>> Start

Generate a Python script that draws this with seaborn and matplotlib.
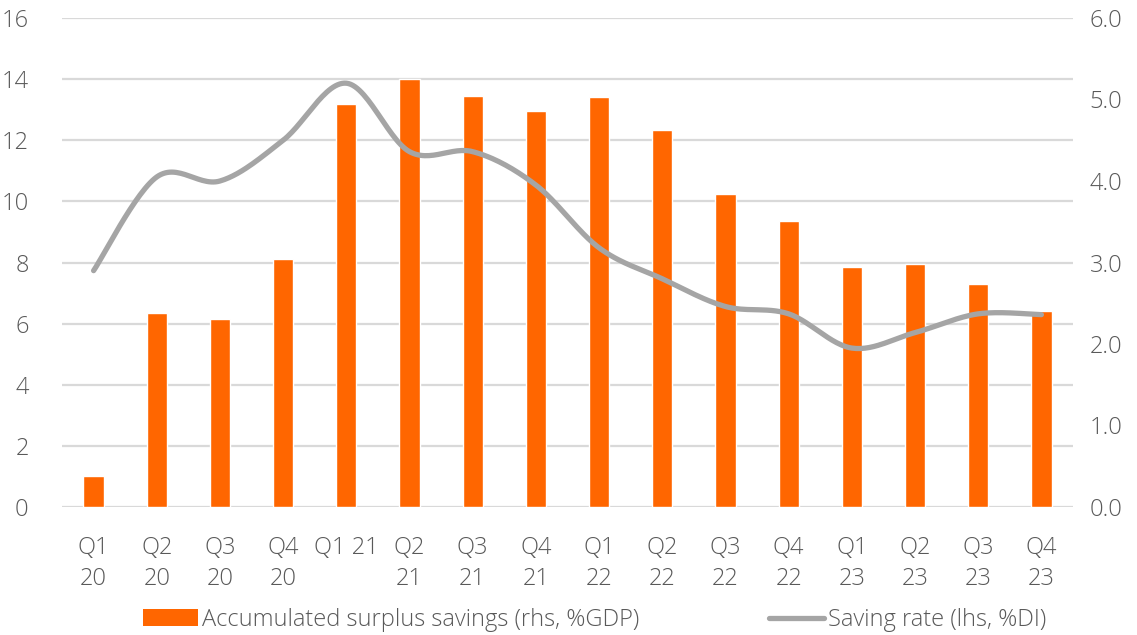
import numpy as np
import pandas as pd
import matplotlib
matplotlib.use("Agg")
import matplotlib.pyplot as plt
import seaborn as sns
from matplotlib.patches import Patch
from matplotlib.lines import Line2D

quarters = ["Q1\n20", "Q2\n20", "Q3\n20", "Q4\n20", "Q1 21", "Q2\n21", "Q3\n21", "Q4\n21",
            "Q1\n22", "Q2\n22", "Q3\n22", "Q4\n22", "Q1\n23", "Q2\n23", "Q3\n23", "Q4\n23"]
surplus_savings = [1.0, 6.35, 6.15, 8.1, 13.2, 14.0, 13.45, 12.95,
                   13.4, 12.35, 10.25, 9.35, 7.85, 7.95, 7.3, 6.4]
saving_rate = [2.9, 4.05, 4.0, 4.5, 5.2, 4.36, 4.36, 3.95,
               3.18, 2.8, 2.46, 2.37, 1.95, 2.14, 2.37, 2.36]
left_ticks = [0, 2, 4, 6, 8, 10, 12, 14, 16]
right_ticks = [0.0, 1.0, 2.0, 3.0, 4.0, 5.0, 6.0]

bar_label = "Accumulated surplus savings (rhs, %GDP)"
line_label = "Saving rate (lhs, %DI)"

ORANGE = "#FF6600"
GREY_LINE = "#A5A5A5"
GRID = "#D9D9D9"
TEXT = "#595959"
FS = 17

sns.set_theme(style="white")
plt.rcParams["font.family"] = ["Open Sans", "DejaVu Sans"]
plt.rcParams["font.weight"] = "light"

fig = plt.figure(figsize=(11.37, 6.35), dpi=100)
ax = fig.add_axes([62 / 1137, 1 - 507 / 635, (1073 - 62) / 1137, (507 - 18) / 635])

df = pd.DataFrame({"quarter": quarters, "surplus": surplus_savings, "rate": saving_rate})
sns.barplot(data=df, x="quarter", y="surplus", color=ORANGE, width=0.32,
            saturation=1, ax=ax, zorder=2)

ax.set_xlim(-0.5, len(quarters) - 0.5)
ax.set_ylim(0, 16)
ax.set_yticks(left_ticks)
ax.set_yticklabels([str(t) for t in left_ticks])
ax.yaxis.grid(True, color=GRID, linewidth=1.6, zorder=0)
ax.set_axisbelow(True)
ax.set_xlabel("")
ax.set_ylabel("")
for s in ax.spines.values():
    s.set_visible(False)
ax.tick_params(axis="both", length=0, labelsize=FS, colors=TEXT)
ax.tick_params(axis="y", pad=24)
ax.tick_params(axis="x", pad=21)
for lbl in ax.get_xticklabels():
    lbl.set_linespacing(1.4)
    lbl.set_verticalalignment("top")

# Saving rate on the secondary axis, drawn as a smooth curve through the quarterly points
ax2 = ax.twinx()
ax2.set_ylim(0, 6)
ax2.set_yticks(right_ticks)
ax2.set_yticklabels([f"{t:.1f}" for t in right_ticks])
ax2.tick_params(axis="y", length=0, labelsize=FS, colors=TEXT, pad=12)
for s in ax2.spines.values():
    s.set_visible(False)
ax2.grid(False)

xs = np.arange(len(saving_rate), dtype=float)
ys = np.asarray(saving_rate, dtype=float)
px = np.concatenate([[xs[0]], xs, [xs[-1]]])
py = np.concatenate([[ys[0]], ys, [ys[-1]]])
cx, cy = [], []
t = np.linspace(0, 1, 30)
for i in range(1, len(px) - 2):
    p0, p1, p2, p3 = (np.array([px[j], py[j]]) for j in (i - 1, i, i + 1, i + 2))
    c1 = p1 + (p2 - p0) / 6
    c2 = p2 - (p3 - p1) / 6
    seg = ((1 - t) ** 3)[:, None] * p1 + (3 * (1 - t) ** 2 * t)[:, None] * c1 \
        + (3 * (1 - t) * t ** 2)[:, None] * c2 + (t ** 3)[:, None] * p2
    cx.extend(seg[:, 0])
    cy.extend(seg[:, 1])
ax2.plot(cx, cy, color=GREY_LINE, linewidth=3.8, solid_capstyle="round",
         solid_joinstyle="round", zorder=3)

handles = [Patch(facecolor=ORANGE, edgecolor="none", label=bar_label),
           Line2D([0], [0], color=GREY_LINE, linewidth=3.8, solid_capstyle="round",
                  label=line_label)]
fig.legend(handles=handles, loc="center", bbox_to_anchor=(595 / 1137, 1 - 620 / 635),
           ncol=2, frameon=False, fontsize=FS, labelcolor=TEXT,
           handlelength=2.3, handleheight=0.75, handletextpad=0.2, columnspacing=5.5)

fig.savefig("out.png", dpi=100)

>> End

REQUIREMENT: Omit the pictures, then repeat exactly each line from the beginning of the listing through the line with "ax2.grid(False)".

ANSWER FOR THIS EXERCISE:
Generate a Python script that draws this with seaborn and matplotlib.
import numpy as np
import pandas as pd
import matplotlib
matplotlib.use("Agg")
import matplotlib.pyplot as plt
import seaborn as sns
from matplotlib.patches import Patch
from matplotlib.lines import Line2D

quarters = ["Q1\n20", "Q2\n20", "Q3\n20", "Q4\n20", "Q1 21", "Q2\n21", "Q3\n21", "Q4\n21",
            "Q1\n22", "Q2\n22", "Q3\n22", "Q4\n22", "Q1\n23", "Q2\n23", "Q3\n23", "Q4\n23"]
surplus_savings = [1.0, 6.35, 6.15, 8.1, 13.2, 14.0, 13.45, 12.95,
                   13.4, 12.35, 10.25, 9.35, 7.85, 7.95, 7.3, 6.4]
saving_rate = [2.9, 4.05, 4.0, 4.5, 5.2, 4.36, 4.36, 3.95,
               3.18, 2.8, 2.46, 2.37, 1.95, 2.14, 2.37, 2.36]
left_ticks = [0, 2, 4, 6, 8, 10, 12, 14, 16]
right_ticks = [0.0, 1.0, 2.0, 3.0, 4.0, 5.0, 6.0]

bar_label = "Accumulated surplus savings (rhs, %GDP)"
line_label = "Saving rate (lhs, %DI)"

ORANGE = "#FF6600"
GREY_LINE = "#A5A5A5"
GRID = "#D9D9D9"
TEXT = "#595959"
FS = 17

sns.set_theme(style="white")
plt.rcParams["font.family"] = ["Open Sans", "DejaVu Sans"]
plt.rcParams["font.weight"] = "light"

fig = plt.figure(figsize=(11.37, 6.35), dpi=100)
ax = fig.add_axes([62 / 1137, 1 - 507 / 635, (1073 - 62) / 1137, (507 - 18) / 635])

df = pd.DataFrame({"quarter": quarters, "surplus": surplus_savings, "rate": saving_rate})
sns.barplot(data=df, x="quarter", y="surplus", color=ORANGE, width=0.32,
            saturation=1, ax=ax, zorder=2)

ax.set_xlim(-0.5, len(quarters) - 0.5)
ax.set_ylim(0, 16)
ax.set_yticks(left_ticks)
ax.set_yticklabels([str(t) for t in left_ticks])
ax.yaxis.grid(True, color=GRID, linewidth=1.6, zorder=0)
ax.set_axisbelow(True)
ax.set_xlabel("")
ax.set_ylabel("")
for s in ax.spines.values():
    s.set_visible(False)
ax.tick_params(axis="both", length=0, labelsize=FS, colors=TEXT)
ax.tick_params(axis="y", pad=24)
ax.tick_params(axis="x", pad=21)
for lbl in ax.get_xticklabels():
    lbl.set_linespacing(1.4)
    lbl.set_verticalalignment("top")

# Saving rate on the secondary axis, drawn as a smooth curve through the quarterly points
ax2 = ax.twinx()
ax2.set_ylim(0, 6)
ax2.set_yticks(right_ticks)
ax2.set_yticklabels([f"{t:.1f}" for t in right_ticks])
ax2.tick_params(axis="y", length=0, labelsize=FS, colors=TEXT, pad=12)
for s in ax2.spines.values():
    s.set_visible(False)
ax2.grid(False)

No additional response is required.